Notes to the accounts

1. Accounting Policies

The financial statements have been prepared in accordance with the Resource Accounting Manual issued by HM Treasury. The particular accounting policies adopted by SCS are described below. They have been applied consistently in dealing with items considered material in relation to the accounts.

1.1 Basis of Accounting

These accounts have been prepared in accordance with the historical cost convention modified to account for the revaluation of fixed assets at their value to the agency by reference to their current costs.

1.2 Tangible Fixed Assets

Land & buildings

All of the freehold properties were valued as at 31 March 2004 by Colliers Conrad Ritblat Erdman (Chartered Surveyors). All of the valuations have been undertaken on the under-noted basis in accordance with the Appraisal and Valuation Manual of the Royal Institution of Chartered Surveyors. All owner occupied courthouses are considered to be specialised operational properties and valuations are therefore on the basis of Depreciated Replacement Cost (DRC). The open market value of these properties is substantially lower.

The sources of information and assumptions made in producing the various valuations are set out in the Valuation Certificate, which is not published within the Annual Report and Accounts. The valuation figures incorporated in the accounts are the aggregate of separate valuations of parts of the portfolio, not a valuation or apportioned valuation of the portfolio valued as a whole.

Departmental estate is treated as an asset of the Agency, although legal ownership rests with the Scottish Ministers. This reflects the Agency’s position as the principal beneficial user of the property.

Other tangible assets have been stated at current cost as at 31 March 2004 using the National Statistics price indices for current cost accounting to take account of specific price changes.

Internally developed software is valued at cost.

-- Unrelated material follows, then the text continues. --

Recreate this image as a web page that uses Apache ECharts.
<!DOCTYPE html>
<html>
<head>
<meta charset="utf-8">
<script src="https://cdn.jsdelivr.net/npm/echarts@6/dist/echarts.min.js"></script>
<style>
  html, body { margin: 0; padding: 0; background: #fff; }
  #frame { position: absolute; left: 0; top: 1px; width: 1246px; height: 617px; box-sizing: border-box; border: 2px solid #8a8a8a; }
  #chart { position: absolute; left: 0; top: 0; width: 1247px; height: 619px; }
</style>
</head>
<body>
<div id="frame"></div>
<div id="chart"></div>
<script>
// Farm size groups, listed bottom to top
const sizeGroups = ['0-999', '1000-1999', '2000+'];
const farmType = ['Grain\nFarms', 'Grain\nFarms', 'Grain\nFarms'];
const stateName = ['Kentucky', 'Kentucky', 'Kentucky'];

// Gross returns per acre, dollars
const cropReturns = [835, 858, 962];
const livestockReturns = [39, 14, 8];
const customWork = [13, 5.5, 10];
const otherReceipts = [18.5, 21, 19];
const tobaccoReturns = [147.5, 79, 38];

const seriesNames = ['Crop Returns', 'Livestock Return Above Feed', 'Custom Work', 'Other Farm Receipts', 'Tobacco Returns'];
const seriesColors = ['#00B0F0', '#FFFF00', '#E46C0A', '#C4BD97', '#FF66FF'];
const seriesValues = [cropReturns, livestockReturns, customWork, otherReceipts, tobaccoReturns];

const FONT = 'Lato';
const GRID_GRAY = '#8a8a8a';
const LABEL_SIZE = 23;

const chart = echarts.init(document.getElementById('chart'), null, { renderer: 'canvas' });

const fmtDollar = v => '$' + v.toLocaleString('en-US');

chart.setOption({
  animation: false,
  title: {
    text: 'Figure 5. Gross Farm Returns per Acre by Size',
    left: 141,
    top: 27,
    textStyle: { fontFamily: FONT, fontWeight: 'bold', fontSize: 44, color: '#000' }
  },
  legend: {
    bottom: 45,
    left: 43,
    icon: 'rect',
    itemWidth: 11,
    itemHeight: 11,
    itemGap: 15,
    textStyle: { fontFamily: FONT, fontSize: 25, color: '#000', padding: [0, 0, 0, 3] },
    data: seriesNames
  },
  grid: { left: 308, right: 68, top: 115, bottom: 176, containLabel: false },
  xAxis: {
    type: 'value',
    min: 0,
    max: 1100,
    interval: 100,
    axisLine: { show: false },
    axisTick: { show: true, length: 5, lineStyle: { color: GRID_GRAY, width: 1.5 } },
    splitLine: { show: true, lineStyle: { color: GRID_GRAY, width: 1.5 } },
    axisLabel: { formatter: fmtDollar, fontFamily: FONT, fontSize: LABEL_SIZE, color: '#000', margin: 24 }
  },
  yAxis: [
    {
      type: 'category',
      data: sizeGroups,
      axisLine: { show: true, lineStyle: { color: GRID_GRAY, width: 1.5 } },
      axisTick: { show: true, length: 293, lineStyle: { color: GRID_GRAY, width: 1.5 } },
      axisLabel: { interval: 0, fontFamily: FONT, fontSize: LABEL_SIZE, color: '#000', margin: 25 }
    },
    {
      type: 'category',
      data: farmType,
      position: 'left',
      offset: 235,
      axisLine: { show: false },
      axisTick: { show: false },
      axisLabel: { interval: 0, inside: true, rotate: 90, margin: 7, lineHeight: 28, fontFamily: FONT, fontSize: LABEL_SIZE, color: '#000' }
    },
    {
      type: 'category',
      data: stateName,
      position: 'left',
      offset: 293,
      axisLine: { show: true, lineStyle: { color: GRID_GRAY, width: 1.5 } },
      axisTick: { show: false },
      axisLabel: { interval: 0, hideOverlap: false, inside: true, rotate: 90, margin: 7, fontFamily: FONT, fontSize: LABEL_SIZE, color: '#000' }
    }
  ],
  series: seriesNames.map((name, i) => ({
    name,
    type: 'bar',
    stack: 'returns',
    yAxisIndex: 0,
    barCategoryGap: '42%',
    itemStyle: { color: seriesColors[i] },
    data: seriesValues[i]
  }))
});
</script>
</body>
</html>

The threshold for capitalisation of tangible fixed assets is £5,000. Assets (excluding buildings) that are purchased in a single transaction are grouped together and capitalised if the cost is above £5,000.

1.3 Depreciation

Depreciation is provided on a straight-line basis at rates calculated to write off
the revalued cost, less estimated residual value, of each asset as follows:

Building Structure - up to 100 years
Fixed Fittings - up to 50 years
Air treatment/ventilation - up to 20 years
Electrical - up to 35 years
Other Building Components - up to 30 years
Computers - 3 years
Computer Software - up to 10 years
Loose Furniture, fittings & equipment - 10 years

Freehold land is not depreciated.

1.4 Operating Income

The Agency is not a trading organisation. Income comprises primarily court fees for civil cases that are normally paid in advance. No adjustment has been made where fees have been paid in advance for pending cases. Fines are collected by the courts and are paid over to the Scottish Consolidated Fund. These are not accounted for as part of the income of the Agency.

1.5 Value Added Tax

Irrecoverable VAT is charged to the Income and Expenditure Account in the year in which it is incurred, apart from that which is capitalised as part of asset values. Recoverable VAT is deducted from the expenditure to which it relates.

1.6 Capital charge

A charge, reflecting the cost of capital utilised by SCS is included in operating costs. The charge is calculated at the Government’s standard rate of 3.5% (2002/3 – 6%) in real terms on all net assets.

1.7 Operating Leases

Rentals payable under operating leases are charged to the Income and Expenditure Account on a straight-line basis over the term of the lease.

1.8 Notional charges

Certain central costs and overheads (auditor’s remuneration and elements of cost of capital) are charged on a notional basis to Scottish Court Service and they are charged to the Income and Expenditure account and credited as a movement on the general fund.

1.9 Foreign currency transactions

Transactions that are denominated in a foreign currency are translated into sterling at the exchange rate ruling on the date of each transaction, except where rates do not fluctuate significantly, in which case an average rate for a period is used.